Pull every line containing the word "script" from the records.

# INFORMATION PROVIDED start

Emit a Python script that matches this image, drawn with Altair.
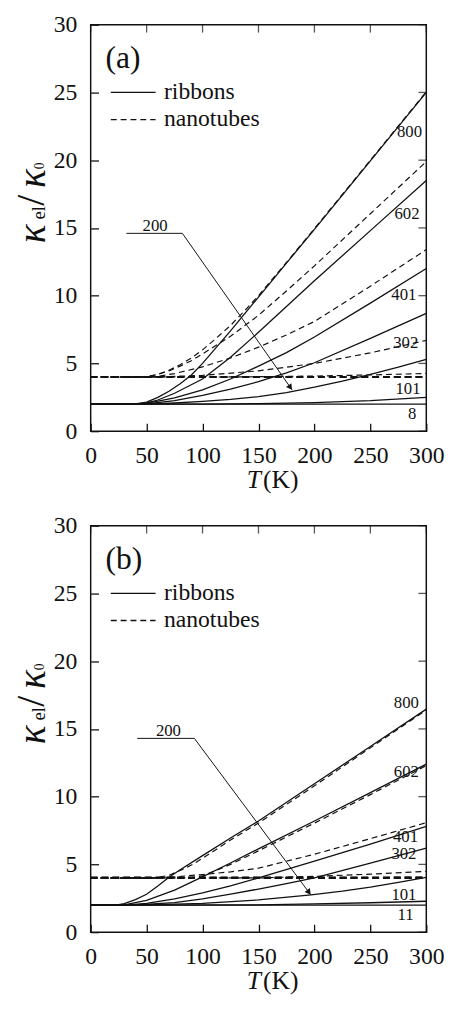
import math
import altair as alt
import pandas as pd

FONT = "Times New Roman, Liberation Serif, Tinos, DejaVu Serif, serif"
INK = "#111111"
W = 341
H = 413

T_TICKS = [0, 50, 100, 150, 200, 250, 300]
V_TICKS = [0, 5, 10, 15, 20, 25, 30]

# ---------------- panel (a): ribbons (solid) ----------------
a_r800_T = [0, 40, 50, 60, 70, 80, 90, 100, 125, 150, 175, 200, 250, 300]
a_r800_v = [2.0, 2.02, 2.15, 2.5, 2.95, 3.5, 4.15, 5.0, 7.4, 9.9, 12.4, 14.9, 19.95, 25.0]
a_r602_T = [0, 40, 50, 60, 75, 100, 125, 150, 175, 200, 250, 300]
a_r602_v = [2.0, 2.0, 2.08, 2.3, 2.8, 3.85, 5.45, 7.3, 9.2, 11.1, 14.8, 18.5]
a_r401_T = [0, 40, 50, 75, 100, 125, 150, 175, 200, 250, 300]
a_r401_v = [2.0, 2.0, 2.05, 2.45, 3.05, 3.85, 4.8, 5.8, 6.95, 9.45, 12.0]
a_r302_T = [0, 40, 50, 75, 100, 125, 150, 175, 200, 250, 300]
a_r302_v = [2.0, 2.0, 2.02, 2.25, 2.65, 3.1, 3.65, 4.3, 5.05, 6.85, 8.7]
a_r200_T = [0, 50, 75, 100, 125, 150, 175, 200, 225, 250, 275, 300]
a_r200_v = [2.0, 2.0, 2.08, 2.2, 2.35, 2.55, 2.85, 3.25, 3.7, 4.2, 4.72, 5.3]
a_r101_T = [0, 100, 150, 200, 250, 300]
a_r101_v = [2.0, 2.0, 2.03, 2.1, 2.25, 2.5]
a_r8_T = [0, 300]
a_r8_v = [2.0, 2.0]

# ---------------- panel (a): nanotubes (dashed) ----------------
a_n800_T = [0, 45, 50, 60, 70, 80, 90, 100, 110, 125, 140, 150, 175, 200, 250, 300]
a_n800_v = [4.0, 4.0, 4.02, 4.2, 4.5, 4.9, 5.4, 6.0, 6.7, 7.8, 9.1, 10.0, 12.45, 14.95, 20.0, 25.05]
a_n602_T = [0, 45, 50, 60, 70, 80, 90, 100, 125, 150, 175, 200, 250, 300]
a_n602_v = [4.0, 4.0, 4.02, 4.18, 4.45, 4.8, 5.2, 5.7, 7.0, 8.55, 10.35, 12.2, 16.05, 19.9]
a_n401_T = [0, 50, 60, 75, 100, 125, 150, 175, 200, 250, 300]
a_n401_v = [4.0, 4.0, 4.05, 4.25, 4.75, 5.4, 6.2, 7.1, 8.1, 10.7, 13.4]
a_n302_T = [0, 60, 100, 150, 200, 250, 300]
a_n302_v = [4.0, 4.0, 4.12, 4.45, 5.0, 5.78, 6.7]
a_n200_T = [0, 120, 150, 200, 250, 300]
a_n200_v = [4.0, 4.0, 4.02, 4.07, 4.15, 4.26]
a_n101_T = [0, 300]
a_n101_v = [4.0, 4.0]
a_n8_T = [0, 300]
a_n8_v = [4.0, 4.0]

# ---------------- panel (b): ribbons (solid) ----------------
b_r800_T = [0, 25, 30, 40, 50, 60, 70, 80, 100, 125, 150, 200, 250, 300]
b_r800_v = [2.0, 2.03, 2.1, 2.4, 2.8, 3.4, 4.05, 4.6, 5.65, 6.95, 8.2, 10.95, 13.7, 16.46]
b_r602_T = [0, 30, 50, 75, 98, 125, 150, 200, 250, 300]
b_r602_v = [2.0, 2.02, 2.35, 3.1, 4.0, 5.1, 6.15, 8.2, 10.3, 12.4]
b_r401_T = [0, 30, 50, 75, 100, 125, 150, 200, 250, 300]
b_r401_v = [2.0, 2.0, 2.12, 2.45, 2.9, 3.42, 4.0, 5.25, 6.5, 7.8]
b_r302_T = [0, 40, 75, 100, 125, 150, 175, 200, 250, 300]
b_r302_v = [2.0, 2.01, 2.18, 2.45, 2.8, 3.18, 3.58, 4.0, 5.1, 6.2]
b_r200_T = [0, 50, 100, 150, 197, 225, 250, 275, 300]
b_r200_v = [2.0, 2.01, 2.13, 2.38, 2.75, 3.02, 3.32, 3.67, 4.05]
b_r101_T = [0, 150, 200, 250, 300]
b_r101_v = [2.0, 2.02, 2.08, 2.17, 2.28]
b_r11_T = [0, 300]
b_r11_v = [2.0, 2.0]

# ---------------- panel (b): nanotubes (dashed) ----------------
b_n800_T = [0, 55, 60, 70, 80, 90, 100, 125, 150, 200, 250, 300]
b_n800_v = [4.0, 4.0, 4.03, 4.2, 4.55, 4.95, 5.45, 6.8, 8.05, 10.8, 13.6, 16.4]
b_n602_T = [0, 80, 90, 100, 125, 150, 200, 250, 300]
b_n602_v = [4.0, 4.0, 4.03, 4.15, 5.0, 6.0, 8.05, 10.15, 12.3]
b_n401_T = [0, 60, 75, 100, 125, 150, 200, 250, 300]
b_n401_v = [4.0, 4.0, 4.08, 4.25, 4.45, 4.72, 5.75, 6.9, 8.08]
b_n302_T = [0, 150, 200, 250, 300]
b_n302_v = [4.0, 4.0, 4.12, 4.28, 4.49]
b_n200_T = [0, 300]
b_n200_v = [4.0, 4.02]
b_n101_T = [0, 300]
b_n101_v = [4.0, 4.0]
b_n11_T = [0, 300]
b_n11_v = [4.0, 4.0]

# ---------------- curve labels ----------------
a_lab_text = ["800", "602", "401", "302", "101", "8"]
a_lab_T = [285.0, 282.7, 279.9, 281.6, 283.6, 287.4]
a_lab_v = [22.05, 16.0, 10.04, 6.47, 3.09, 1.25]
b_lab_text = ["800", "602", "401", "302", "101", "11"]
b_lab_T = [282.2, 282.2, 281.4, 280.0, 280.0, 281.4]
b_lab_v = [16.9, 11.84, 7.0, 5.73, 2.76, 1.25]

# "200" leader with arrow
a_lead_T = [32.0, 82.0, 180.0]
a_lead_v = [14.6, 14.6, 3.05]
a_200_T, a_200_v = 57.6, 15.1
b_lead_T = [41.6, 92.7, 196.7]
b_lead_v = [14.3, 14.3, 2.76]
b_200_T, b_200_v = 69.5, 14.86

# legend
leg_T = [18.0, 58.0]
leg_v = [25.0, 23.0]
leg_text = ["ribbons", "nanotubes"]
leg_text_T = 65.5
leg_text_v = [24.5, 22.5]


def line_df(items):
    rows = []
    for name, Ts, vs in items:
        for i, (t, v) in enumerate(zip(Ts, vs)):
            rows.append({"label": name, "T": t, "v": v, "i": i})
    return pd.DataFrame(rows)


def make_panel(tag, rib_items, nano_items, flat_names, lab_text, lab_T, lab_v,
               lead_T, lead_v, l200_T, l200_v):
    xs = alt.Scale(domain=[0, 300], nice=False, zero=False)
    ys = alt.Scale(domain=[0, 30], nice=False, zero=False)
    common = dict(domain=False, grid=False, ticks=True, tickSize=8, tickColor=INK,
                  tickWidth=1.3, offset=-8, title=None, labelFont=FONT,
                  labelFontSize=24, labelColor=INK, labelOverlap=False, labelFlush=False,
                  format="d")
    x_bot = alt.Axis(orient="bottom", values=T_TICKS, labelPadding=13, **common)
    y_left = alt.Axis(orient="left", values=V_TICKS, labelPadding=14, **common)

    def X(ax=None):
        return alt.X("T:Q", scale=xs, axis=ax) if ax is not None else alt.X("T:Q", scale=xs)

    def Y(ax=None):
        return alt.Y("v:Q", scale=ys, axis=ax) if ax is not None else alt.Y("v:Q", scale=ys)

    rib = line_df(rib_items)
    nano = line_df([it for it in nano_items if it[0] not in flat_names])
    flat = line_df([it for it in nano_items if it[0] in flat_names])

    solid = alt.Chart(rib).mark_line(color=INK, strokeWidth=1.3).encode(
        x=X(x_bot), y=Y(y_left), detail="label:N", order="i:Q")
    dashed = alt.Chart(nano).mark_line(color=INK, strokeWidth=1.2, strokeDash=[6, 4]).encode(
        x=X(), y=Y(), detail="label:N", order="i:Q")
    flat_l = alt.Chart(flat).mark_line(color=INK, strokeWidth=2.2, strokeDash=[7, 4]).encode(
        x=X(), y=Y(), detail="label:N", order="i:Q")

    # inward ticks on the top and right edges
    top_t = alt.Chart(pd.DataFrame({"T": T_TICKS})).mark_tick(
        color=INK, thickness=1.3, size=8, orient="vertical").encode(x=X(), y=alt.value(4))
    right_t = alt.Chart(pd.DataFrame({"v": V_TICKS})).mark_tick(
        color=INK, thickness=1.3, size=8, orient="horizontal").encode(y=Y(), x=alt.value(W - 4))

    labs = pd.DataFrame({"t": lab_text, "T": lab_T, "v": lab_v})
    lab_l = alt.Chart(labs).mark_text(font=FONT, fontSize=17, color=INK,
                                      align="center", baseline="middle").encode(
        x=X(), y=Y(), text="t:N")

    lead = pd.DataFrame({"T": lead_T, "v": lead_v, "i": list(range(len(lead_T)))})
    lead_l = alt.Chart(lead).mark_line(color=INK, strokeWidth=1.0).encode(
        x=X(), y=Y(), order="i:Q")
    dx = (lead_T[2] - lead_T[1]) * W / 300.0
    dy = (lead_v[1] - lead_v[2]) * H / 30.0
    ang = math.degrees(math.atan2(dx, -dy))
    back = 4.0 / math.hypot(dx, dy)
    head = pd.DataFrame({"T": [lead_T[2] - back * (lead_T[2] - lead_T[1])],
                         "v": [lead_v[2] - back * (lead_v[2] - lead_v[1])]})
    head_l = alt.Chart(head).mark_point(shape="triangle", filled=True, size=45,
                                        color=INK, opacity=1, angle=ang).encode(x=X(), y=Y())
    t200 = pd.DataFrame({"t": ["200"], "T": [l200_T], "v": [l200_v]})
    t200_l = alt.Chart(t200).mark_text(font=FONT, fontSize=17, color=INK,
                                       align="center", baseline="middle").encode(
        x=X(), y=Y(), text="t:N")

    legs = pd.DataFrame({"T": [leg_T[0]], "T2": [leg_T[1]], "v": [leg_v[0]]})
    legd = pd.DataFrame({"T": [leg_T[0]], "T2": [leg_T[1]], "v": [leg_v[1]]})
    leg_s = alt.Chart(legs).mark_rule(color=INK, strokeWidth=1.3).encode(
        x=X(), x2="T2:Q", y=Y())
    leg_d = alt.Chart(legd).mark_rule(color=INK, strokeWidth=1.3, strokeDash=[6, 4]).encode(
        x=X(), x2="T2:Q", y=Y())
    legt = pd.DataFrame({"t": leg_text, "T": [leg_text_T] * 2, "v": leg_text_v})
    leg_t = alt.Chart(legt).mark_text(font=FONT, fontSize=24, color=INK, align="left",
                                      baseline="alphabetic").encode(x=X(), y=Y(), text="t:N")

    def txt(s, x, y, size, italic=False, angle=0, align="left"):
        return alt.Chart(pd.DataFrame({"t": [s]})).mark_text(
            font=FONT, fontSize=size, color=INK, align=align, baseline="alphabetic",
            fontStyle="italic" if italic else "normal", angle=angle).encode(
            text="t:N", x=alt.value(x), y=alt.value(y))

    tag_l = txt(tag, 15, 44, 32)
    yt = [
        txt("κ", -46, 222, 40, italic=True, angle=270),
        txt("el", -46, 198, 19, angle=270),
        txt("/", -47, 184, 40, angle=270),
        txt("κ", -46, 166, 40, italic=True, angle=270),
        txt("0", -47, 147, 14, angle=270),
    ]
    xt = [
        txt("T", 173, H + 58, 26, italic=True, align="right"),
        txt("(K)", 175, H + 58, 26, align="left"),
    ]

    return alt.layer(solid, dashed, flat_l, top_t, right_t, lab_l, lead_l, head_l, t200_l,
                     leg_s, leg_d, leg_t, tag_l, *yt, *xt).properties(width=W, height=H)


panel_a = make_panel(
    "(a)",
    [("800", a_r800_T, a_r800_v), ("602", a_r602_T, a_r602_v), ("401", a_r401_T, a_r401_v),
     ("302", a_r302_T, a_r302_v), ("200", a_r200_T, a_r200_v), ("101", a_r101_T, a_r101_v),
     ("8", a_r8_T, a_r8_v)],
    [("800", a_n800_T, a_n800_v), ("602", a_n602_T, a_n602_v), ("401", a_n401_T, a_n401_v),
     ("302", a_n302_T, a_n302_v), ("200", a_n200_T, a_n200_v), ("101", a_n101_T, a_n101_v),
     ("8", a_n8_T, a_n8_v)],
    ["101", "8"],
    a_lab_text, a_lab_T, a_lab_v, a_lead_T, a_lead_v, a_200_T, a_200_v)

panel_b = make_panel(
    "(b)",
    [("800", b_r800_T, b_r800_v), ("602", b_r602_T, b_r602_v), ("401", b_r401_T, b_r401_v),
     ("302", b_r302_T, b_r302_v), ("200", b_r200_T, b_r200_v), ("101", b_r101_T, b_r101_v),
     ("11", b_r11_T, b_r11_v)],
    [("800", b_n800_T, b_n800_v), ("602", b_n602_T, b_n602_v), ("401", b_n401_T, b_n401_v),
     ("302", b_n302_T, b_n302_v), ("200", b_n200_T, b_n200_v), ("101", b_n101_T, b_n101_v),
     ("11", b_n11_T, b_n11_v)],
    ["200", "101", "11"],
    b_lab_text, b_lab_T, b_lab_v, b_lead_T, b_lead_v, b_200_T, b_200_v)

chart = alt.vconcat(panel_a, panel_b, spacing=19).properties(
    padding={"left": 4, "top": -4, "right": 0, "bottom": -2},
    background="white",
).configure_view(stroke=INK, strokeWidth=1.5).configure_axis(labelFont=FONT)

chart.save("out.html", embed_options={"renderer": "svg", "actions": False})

# INFORMATION PROVIDED end
# INFORMATION PROVIDED start

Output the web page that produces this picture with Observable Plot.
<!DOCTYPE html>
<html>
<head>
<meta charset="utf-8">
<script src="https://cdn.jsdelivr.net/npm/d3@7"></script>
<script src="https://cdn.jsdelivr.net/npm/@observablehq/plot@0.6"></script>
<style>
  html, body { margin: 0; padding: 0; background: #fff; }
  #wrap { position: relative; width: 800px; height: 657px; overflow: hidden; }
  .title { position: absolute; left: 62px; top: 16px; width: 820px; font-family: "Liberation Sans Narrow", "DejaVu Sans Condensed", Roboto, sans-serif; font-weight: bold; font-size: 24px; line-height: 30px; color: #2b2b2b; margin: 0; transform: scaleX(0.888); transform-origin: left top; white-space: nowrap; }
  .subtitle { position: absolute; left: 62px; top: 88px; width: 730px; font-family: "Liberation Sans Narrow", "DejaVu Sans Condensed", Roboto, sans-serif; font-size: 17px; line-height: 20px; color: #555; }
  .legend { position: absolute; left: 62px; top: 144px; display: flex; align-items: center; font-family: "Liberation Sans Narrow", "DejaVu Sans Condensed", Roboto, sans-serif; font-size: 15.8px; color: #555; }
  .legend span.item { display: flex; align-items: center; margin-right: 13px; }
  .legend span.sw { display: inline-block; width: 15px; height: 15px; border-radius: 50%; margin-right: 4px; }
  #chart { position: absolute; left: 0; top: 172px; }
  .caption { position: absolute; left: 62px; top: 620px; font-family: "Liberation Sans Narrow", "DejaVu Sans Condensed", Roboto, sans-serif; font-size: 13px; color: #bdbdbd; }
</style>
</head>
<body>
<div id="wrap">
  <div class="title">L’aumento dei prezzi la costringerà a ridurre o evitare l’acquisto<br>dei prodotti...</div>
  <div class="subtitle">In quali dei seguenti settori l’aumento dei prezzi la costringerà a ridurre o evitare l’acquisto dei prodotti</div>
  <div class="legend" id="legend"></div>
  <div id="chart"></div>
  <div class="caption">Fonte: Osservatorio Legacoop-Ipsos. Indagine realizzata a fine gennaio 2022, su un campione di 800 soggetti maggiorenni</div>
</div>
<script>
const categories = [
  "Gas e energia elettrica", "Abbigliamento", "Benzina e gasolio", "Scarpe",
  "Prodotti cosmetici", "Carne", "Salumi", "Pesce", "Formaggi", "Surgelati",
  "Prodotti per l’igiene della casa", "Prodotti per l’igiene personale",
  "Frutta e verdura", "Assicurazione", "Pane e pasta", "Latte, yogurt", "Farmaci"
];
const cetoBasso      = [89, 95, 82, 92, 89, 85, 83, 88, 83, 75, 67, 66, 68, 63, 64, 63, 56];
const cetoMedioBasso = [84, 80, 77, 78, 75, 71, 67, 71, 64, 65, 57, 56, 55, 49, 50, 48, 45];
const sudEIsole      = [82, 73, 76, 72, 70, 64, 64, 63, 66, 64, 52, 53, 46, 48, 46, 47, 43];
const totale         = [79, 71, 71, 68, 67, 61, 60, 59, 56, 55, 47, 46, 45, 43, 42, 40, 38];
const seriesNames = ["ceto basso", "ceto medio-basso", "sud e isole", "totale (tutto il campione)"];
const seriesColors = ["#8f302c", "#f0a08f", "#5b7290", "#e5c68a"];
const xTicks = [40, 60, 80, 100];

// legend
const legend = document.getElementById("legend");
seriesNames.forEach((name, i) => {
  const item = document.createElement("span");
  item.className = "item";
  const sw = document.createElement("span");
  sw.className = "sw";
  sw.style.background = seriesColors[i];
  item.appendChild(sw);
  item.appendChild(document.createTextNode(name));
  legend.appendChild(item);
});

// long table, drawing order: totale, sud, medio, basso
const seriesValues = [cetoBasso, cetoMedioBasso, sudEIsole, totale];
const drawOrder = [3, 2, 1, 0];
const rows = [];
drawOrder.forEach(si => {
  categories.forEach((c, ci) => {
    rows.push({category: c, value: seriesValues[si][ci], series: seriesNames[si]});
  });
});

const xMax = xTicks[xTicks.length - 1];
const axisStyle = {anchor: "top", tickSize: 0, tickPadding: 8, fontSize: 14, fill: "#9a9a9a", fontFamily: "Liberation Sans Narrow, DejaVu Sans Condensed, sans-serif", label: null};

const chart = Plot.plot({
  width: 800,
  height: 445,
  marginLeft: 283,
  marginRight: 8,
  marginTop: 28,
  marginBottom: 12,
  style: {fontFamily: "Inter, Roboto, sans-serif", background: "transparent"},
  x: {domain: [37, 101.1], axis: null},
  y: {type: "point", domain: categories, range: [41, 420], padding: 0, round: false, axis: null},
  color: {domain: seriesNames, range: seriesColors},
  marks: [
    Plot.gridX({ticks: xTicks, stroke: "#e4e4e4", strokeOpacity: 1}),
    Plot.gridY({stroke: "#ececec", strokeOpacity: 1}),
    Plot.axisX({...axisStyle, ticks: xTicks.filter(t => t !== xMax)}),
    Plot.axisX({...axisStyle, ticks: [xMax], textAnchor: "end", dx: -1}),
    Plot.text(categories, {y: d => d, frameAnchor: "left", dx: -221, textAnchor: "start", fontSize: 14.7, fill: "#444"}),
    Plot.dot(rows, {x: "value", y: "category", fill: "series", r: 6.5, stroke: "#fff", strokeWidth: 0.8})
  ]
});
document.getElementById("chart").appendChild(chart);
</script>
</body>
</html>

# INFORMATION PROVIDED end

TASK RESULT
Emit a Python script that matches this image, drawn with Altair.
<script src="https://cdn.jsdelivr.net/npm/d3@7"></script>
<script src="https://cdn.jsdelivr.net/npm/@observablehq/plot@0.6"></script>
<script>
</script>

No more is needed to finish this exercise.